Source code of charts:
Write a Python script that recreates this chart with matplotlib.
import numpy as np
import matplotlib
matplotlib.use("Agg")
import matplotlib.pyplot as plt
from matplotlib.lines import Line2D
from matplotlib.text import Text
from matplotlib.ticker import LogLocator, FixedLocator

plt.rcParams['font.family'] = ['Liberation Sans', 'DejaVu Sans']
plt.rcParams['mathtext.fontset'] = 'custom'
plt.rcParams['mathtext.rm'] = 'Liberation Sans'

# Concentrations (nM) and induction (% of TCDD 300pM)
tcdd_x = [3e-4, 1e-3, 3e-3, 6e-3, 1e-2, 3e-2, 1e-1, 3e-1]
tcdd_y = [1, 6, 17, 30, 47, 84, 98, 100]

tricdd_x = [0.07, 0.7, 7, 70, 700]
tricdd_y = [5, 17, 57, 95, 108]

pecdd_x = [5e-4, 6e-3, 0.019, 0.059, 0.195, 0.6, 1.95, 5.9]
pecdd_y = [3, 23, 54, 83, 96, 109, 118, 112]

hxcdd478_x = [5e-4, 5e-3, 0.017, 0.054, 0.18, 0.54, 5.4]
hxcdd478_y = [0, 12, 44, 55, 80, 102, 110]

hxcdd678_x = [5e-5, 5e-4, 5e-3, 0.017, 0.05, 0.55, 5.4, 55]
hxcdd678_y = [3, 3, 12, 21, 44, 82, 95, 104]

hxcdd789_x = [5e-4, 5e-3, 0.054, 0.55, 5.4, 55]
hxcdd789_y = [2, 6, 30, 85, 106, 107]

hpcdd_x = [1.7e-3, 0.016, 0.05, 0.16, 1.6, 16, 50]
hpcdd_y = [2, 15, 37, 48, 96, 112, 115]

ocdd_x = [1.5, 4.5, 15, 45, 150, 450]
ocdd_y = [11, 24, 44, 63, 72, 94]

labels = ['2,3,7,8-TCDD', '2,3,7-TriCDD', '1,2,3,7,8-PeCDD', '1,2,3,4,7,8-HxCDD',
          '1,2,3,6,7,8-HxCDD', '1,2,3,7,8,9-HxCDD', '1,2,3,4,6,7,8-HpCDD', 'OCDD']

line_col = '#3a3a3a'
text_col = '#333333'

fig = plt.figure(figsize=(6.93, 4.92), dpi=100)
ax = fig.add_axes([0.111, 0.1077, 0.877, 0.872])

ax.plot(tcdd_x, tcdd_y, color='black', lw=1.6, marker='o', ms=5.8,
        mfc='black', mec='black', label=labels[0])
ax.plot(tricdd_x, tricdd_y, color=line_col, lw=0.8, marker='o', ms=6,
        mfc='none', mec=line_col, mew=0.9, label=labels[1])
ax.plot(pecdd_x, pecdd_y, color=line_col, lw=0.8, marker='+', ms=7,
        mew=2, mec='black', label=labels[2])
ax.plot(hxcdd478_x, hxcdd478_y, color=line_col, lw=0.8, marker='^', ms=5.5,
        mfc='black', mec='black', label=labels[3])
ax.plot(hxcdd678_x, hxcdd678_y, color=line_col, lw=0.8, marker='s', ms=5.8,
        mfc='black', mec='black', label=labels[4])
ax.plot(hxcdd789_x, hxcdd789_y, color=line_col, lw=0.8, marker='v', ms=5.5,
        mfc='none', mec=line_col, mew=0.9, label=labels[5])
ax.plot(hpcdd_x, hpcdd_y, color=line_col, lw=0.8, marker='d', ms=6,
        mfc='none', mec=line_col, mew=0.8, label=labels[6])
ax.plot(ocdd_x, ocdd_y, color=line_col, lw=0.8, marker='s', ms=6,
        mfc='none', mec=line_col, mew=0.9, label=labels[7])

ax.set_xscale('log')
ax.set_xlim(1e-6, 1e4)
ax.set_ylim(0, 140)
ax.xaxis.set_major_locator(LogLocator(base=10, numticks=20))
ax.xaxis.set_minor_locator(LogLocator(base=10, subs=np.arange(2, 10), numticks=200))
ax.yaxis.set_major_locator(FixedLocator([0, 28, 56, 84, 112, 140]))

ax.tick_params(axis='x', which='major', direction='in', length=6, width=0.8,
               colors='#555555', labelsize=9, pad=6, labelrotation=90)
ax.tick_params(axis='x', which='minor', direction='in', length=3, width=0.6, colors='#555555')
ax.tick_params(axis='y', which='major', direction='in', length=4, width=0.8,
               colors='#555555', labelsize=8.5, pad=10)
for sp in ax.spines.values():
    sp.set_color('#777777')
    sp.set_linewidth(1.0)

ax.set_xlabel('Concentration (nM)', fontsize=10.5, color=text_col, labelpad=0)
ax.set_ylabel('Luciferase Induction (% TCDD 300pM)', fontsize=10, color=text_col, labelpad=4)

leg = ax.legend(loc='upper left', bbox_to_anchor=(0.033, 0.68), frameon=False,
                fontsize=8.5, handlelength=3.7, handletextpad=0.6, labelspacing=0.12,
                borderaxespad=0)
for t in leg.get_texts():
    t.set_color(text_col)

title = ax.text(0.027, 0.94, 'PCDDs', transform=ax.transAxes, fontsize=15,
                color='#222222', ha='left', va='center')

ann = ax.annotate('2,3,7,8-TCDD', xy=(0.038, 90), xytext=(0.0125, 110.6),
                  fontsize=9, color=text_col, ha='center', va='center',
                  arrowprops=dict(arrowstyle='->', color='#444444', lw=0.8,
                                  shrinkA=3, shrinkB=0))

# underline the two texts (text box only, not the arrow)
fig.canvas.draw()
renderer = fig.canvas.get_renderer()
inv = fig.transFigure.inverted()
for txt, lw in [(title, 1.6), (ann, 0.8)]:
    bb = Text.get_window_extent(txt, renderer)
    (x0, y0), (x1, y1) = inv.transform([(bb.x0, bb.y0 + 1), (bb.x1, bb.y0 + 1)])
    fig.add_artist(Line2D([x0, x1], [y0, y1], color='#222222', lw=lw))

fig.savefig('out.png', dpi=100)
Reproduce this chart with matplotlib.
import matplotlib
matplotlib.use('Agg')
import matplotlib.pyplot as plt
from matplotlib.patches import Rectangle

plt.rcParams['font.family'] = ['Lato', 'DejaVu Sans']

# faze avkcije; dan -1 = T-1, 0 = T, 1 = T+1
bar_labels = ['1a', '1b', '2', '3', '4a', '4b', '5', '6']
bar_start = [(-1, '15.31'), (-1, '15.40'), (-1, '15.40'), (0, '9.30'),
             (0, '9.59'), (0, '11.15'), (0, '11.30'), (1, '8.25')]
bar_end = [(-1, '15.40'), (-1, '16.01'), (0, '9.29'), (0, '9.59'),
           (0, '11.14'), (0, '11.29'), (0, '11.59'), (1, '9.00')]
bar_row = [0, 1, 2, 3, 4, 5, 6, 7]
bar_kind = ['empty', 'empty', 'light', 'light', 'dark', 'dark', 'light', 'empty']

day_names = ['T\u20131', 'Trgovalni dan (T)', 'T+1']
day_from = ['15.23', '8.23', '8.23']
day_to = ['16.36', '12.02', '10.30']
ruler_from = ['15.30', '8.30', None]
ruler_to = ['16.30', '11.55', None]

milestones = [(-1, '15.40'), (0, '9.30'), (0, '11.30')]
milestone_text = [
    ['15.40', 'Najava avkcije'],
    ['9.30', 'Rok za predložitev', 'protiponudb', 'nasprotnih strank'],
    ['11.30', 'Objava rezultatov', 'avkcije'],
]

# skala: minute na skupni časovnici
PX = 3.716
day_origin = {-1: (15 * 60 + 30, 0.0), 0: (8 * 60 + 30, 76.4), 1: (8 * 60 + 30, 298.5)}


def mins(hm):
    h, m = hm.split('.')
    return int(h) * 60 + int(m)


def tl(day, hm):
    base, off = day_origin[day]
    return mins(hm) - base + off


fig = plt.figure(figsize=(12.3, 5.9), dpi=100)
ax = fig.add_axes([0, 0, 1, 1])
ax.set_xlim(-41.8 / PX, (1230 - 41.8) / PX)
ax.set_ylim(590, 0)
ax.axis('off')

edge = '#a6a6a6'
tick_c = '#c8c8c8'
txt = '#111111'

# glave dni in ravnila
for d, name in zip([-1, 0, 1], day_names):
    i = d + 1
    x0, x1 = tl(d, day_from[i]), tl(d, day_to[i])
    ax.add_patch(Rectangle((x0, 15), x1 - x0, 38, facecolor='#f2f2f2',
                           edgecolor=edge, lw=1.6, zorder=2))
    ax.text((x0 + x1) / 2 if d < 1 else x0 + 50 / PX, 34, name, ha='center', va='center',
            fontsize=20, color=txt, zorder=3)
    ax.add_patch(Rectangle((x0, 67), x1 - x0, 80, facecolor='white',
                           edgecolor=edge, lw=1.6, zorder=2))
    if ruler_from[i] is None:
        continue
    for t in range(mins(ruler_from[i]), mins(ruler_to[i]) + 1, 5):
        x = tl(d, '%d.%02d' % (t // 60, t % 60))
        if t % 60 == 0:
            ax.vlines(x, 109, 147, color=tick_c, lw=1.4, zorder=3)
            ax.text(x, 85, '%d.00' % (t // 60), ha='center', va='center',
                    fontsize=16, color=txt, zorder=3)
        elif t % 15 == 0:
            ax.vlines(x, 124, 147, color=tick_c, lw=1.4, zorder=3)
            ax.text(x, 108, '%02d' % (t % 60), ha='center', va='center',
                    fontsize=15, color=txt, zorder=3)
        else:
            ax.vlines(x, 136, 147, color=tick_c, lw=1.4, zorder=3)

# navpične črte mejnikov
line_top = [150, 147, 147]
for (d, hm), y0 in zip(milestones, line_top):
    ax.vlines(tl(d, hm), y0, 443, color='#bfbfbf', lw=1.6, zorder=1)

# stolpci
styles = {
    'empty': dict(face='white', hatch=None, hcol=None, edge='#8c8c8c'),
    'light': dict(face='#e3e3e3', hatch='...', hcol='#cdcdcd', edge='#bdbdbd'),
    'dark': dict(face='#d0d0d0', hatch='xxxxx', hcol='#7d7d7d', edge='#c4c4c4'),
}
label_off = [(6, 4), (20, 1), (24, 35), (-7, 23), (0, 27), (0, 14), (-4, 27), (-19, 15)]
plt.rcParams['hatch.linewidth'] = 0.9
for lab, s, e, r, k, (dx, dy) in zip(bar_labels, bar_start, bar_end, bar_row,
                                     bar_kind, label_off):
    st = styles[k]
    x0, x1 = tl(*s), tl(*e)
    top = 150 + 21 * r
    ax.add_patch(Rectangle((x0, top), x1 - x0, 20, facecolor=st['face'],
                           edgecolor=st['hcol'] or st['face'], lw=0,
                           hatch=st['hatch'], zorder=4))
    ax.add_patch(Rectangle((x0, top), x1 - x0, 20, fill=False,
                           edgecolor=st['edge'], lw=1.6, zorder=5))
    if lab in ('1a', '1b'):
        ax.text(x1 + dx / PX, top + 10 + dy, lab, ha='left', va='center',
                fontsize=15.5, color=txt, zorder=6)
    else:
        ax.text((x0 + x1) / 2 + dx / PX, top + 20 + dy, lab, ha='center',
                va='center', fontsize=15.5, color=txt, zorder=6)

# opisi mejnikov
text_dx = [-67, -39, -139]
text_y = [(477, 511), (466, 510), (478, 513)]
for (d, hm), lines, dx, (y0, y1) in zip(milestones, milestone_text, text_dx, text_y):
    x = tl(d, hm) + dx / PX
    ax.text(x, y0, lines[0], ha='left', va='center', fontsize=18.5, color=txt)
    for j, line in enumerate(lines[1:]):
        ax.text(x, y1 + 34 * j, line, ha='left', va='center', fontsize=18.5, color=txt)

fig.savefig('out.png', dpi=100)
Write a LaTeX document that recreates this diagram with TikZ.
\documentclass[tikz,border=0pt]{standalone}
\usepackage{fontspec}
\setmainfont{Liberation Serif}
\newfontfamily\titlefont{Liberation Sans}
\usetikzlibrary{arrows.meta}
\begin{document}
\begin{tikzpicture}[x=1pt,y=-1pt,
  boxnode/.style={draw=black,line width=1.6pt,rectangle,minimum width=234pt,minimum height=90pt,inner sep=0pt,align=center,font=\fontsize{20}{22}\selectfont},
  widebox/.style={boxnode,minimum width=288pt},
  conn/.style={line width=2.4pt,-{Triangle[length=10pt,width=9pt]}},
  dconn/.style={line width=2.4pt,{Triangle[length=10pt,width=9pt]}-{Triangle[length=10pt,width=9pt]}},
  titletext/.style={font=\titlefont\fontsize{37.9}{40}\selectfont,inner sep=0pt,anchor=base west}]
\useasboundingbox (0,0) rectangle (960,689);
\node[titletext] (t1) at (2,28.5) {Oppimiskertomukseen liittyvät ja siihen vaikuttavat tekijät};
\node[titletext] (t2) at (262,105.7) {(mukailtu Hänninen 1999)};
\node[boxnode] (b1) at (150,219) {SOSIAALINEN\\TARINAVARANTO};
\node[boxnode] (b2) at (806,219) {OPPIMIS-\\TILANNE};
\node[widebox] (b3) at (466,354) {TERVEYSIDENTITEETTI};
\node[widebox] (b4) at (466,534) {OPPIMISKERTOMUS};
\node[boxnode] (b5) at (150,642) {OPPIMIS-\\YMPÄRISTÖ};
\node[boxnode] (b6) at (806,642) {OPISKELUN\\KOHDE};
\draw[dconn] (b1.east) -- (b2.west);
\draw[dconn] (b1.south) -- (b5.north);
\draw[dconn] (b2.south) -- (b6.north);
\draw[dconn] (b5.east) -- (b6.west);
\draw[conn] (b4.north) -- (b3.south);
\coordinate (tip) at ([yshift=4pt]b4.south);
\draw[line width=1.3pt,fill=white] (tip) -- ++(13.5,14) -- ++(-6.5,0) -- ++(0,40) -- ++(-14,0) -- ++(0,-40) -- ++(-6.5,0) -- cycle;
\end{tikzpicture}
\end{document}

GIVEN EXERCISE
Taking the lines above, repeat exactly those from the line that contains "Reproduce this chart with matplotlib." through the line that contains "plt.rcParams['font.family'] = ['Lato', 'DejaVu", and both of those lines as well. Include nothing else.

EXERCISE OUTPUT
Reproduce this chart with matplotlib.
import matplotlib
matplotlib.use('Agg')
import matplotlib.pyplot as plt
from matplotlib.patches import Rectangle

plt.rcParams['font.family'] = ['Lato', 'DejaVu Sans']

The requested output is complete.